We dove in head first to the touristy things that Amsterdam has to offer. We started off the morning with a visit to the fantastic organic market.
This was torture because I wanted to buy more than I could possibly consume while I’m here or carry back. There was everything you could possibly need and quite a few things I really didn’t need: cheese, flowers, delicious looking brown bread, chocolate, olives, leg warmers, socks, jewelry, all sorts of clothes and coats, toothpaste (including my new favorite Swiss brand, Elmex), hardware, bicycle seats, antiques, CDs, soaps and lots more. Though we didn’t buy much, we did get a little snack from a British chap selling Bratwurst on a bun with sauerkraut. It is downright amazing to me how good it tasted.
Next I went to the Amsterdam Tulip Museum. This is super tiny and not really much of a museum, but worth a look for any tulip lover. I couldn’t resist buying a bag of tulips even though they are incredibly heavy. Santa Barbara may not be the best climate for tulips, but I feel I have to try planting these in pots (so the gophers won’t get them). The guy there said with a month of chilling in the refrigerator, they should do fine.
It was a pretty, but slightly long, walk up to the Kattenkabinet cat museum. This is another small museum suitable only for a cat lover. It is slightly odd—several large elegant rooms filled with artwork depicting cats. There are also a few cats that wander about lending some extra credibility to the place. I thought it was interesting, and I loved the fact that it was practically empty so I had the place to myself.
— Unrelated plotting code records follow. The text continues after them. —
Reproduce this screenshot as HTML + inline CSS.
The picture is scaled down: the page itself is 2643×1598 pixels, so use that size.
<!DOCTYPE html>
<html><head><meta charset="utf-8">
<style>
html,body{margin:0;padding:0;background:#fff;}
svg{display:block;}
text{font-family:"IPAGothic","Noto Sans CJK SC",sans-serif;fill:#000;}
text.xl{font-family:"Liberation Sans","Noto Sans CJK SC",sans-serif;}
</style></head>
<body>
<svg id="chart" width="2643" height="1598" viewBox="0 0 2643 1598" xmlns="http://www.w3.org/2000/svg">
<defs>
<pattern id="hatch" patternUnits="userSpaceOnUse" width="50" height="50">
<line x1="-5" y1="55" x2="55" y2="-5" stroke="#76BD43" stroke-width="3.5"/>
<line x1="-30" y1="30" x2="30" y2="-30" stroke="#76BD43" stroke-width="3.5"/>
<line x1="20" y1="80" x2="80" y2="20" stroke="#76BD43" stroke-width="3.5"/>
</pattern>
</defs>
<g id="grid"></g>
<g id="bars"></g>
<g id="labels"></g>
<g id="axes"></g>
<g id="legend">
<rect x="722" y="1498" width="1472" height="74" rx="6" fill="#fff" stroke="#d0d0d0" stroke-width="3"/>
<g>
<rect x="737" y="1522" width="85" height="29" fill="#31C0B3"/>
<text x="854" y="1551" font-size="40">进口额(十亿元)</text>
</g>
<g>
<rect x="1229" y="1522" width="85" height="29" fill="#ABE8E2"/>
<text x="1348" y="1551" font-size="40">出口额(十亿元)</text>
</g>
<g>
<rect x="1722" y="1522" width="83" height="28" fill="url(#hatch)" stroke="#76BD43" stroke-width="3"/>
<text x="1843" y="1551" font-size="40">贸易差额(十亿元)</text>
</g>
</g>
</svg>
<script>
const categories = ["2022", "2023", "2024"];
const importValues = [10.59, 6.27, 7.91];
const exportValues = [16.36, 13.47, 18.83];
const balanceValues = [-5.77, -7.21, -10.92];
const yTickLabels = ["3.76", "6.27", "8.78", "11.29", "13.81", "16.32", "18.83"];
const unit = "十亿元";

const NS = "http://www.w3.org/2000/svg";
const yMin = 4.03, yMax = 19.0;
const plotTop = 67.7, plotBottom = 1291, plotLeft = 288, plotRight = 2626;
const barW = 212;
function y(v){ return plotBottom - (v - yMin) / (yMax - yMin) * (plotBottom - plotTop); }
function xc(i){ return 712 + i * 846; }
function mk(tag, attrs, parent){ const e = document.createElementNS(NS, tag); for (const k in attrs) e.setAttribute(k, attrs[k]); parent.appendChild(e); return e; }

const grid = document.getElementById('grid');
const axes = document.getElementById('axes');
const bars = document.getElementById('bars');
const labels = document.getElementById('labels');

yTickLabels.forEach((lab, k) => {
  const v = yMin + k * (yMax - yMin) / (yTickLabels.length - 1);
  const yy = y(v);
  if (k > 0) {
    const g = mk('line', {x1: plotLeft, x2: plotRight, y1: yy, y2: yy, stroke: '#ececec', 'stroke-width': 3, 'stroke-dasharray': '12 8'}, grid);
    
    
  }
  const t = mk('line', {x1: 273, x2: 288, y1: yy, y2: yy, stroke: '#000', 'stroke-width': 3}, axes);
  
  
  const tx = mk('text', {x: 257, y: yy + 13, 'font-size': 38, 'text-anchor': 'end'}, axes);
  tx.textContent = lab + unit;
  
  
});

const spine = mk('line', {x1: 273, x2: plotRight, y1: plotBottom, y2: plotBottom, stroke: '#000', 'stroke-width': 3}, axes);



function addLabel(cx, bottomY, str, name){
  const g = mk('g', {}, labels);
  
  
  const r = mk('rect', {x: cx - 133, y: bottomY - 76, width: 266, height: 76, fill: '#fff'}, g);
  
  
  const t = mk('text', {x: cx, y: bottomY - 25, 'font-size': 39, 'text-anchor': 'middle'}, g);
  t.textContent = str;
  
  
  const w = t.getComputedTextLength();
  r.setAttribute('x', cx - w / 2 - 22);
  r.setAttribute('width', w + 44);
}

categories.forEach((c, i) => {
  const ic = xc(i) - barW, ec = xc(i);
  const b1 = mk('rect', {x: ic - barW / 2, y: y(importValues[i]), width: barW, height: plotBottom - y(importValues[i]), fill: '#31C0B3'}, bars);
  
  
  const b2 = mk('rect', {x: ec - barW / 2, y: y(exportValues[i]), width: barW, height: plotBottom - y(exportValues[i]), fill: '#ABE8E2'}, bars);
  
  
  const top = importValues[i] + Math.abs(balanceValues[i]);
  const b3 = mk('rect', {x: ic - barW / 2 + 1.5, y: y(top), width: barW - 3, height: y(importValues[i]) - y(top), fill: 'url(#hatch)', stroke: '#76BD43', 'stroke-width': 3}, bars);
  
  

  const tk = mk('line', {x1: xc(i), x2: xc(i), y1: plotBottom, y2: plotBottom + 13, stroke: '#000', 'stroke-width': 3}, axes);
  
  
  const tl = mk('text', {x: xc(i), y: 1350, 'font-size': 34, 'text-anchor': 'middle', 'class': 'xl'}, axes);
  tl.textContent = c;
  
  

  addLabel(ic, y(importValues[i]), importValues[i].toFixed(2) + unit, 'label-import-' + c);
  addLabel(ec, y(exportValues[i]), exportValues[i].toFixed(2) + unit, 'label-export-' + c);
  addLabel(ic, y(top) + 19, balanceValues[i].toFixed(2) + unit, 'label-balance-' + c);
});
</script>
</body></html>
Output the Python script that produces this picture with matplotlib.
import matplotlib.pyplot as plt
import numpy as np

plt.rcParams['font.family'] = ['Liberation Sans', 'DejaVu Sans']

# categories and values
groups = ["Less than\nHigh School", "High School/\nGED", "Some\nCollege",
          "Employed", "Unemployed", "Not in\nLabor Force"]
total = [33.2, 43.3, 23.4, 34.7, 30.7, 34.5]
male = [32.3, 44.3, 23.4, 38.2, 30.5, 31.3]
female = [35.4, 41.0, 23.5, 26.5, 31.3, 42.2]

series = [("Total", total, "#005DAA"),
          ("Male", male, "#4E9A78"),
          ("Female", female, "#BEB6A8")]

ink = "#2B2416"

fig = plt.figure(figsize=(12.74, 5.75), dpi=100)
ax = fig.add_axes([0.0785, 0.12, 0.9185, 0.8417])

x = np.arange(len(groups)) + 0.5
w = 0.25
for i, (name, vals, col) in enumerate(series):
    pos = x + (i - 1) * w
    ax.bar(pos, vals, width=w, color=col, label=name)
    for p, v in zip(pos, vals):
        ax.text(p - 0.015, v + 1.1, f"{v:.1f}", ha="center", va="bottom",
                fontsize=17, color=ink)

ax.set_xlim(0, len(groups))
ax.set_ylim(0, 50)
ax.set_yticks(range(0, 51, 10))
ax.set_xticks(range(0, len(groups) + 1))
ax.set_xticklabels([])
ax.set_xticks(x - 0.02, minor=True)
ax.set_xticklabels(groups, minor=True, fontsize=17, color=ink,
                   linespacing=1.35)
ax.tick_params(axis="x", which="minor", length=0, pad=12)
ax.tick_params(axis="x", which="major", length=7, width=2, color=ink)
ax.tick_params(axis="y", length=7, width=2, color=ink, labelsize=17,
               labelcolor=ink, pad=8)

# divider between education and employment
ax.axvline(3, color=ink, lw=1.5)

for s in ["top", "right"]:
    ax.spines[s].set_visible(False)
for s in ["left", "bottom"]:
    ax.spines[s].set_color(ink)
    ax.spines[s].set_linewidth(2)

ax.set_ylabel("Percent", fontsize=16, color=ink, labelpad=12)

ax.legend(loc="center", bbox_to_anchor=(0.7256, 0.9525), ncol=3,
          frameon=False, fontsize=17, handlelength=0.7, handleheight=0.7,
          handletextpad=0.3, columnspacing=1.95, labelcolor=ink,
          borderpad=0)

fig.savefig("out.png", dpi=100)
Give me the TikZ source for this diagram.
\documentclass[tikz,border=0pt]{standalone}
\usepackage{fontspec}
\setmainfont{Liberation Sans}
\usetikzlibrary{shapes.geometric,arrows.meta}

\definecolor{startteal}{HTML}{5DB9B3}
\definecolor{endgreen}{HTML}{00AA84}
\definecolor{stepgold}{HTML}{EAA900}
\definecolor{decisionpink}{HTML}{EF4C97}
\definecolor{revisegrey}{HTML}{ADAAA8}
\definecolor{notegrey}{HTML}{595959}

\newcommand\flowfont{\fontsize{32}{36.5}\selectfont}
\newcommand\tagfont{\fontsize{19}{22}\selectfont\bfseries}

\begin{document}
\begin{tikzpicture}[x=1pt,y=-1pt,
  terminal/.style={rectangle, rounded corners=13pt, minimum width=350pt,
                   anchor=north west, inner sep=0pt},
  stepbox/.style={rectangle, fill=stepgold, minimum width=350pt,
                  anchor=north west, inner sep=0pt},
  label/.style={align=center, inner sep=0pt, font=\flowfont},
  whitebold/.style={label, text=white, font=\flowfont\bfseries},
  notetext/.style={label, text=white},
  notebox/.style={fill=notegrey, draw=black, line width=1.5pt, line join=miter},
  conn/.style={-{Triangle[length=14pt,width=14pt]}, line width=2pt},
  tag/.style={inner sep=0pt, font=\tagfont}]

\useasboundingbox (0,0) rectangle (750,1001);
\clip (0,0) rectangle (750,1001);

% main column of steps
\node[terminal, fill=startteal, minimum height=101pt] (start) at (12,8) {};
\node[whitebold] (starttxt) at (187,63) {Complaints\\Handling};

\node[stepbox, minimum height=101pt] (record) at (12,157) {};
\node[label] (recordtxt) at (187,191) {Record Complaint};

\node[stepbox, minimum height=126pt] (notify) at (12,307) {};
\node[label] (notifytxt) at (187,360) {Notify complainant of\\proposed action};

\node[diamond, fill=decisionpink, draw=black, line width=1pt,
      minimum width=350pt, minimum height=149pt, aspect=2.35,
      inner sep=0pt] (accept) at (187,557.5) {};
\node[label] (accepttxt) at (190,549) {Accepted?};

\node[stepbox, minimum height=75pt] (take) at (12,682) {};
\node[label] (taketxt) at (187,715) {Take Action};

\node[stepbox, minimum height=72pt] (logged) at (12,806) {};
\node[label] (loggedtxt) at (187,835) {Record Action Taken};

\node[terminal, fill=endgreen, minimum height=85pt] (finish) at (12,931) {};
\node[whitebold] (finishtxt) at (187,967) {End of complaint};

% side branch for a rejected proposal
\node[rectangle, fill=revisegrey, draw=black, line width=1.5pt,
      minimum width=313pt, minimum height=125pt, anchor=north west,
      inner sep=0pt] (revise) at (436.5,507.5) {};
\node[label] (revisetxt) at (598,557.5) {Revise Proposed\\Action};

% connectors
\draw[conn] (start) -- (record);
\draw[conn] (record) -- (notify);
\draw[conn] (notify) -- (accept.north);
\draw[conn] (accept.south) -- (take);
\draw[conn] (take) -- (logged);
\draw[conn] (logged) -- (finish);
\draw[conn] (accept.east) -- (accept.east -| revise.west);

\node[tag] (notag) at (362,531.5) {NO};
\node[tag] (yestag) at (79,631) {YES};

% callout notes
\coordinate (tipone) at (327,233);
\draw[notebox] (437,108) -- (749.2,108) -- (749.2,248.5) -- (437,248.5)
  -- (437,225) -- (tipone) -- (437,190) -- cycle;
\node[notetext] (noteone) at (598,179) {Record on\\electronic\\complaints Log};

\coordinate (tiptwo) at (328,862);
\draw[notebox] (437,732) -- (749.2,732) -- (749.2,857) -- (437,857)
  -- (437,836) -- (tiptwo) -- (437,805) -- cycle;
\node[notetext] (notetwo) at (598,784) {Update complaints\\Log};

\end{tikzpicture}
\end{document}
It was only a block or so up the street to the Tassen Museum of Bags and Purses. This museum is fantastic, and it has the largest collection of bags and purses in the world. The museum recently moved, so the building has been remodeled specifically for the displays which are extremely well done. I have emailed them with a request for some photos that I can use, so I will post those later.
Now, you really should have some interest in bags and purses to enjoy it properly. But if you have come with a disinterested husband, as I did, there is a nice little cafe on the 1st floor with a view of the charming garden in the back. Park him there and then go up to the top floor and work your way back down so that you see the exhibits in chronological order. It is quite educational and there are some absolutely stunning examples of artistic purses. I loved all the really old ones, from the 17th to the early 19th centuries. And if you need to use the WC, the one on the 1st floor is the nicest one I’ve seen on this trip—there are even purses displayed in the toilet stalls!
After the Purse Museum and a quick stroll through Rembrandt Plein and a bite to eat (we managed to find a shop that sold panini) we headed to the Heineken Brewery.
The Heineken Brewery Experience is really just that—an experience. It’s a self guided tour, and they give you beer. There are displays, interactive games and even rides of a sort. It’s like Disneyland, only they give you beer. It’s pretty brilliant. You wander through some educational displays that show you how beer is made. Then you experience a simulation of what it’s like to be a bottle in the Heineken factory. Then you have your first stop for beer. After that there are more games to play and things to experience and then you end up at the final bar where you get two more beers. There’s also a gift shop involved somewhere in there. As I said, it’s very Disney, but with beer.
So a day of shopping and museums—of tulips, cats, purses and beer. There’s something in there for everyone, and Amsterdam continues to amaze us.